Heliogen Resorts to Reverse Split

Heliogen Resorts to Reverse Split
Heliogen solar panel facility in Lancaster

Heliogen Inc., a Pasadena alternative-energy company, was to carry out a reverse stock split late last week.

The move was an effort to boost its share price so the company could regain compliance with the New York Stock Exchange. Its share price had dipped below – way below – the $1 minimum necessary to maintain a listing on the exchange.

The stock closed Thursday at a little more than 18 cents a share. 

Since the reverse split was to occur before the opening on Friday (after press time), that implies the new stock would have a starting price of about $6.38 a share. For every 35 shares of old stock, the shareholders were to get one share of new stock.

But the announcement of the reverse split didn’t do anything lasting for the share price.

 The stock price bumped up from about 22 cents to a high of 26 cents a share on Aug. 25, the day the split was announced. But it decreased about 30% from the highs that day to Aug. 31, the last day of trading before the reverse split. The reason for that decline was not apparent.

Nonetheless, the reverse split is designed to significantly boost the share price to keep it well above $1. 

“Heliogen believes that the higher share price resulting from the reverse stock split will also make Heliogen’s shares more attractive to institutional and other investors,” the company said in the release.

The reverse split will reduce the number of outstanding shares of Heliogen’s common stock from approximately 205 million to about 5.9 million, the company added.

Flat financials

Heliogen’s most recent second-quarter financials were also not kind to the stock price.

Shares closed at 24 cents on Aug. 8, the day the company’s results were announced, and closed at 23 cents – down about 4% –the following day.

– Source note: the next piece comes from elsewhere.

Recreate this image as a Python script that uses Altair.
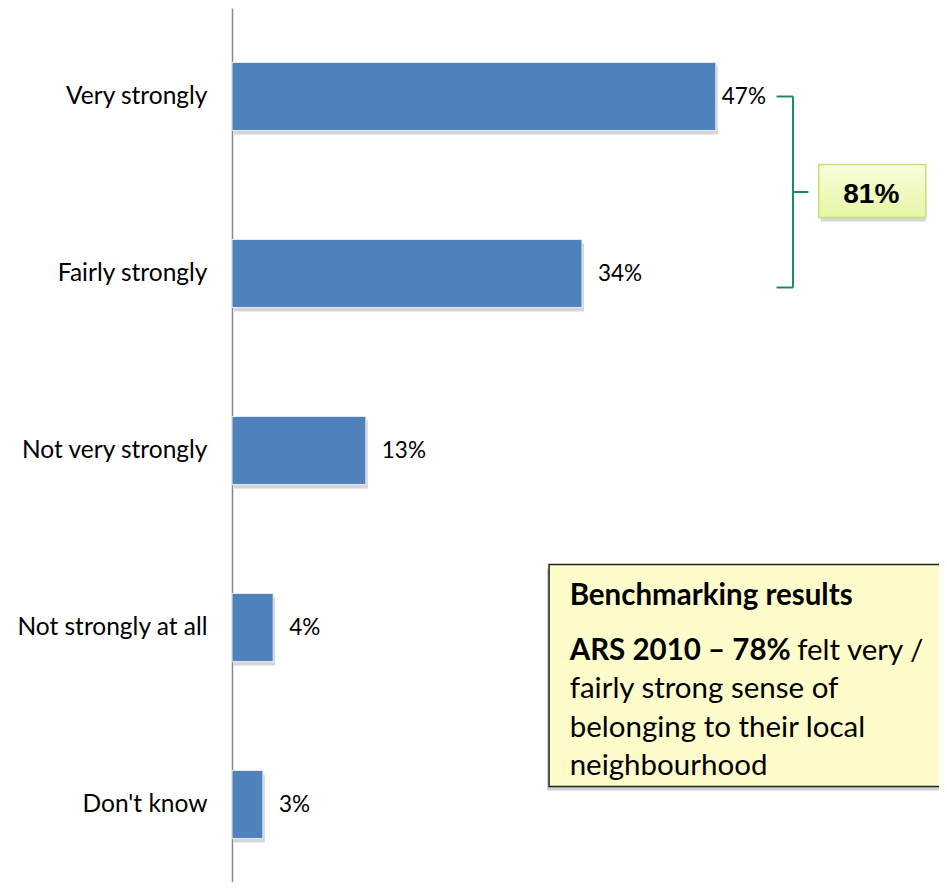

The company reported a net loss of $21.7 million (-11 cents a share) for the quarter ending June 30, compared with a net loss of $20.2 million (-11 cents) in the same period of the previous year. Revenue decreased 42% from the second quarter of the prior year to $1.4 million.

Heliogen Chief Executive Christie Obiaya was upbeat about the company’s prospects in the Aug. 9 conference call with analysts to discuss second-quarter financials.

Heliogen has a contracted revenue backlog of $75 million that serves as a springboard for its future growth and had an additional 700 megawatts to its pipeline since May, which is a sign of market demandand the company’s aggressive progress in capturing it, Obiaya said.

Its first project installation is on track toward a goal of groundbreaking by the end of this year in Lancaster and mechanical completion by the end of next year, she added.

In addition, referring to the the company’s fully operational heliostat manufacturing facility in Long Beach, Obiaya said, “None of this will be possible without our strong team, who is bringing fresh energy to the challenge.”  

A heliostat is a device that includes a mirror that can be turned to maintain the reflection of sunlight on a target.

Heliogen is providing the heliostats and other technology to the Antelope Valley city to produce hydrogen for use in the city’s fleet.

The green hydrogen will be produced at Heliogen’s Proxima hydrogen facility in Lancaster and will leverage Heliogen’s technology using artificial intelligence and advanced computer-vision software to concentrate sunlight with mirrors, producing carbon-free hydrogen with economic-development potential. 

“Heliogen’s differentiated approach to clean energy is not just a response to market demand, but it’s a reimagined way of advancing the energy transition,” Obiaya said during the call with analysts.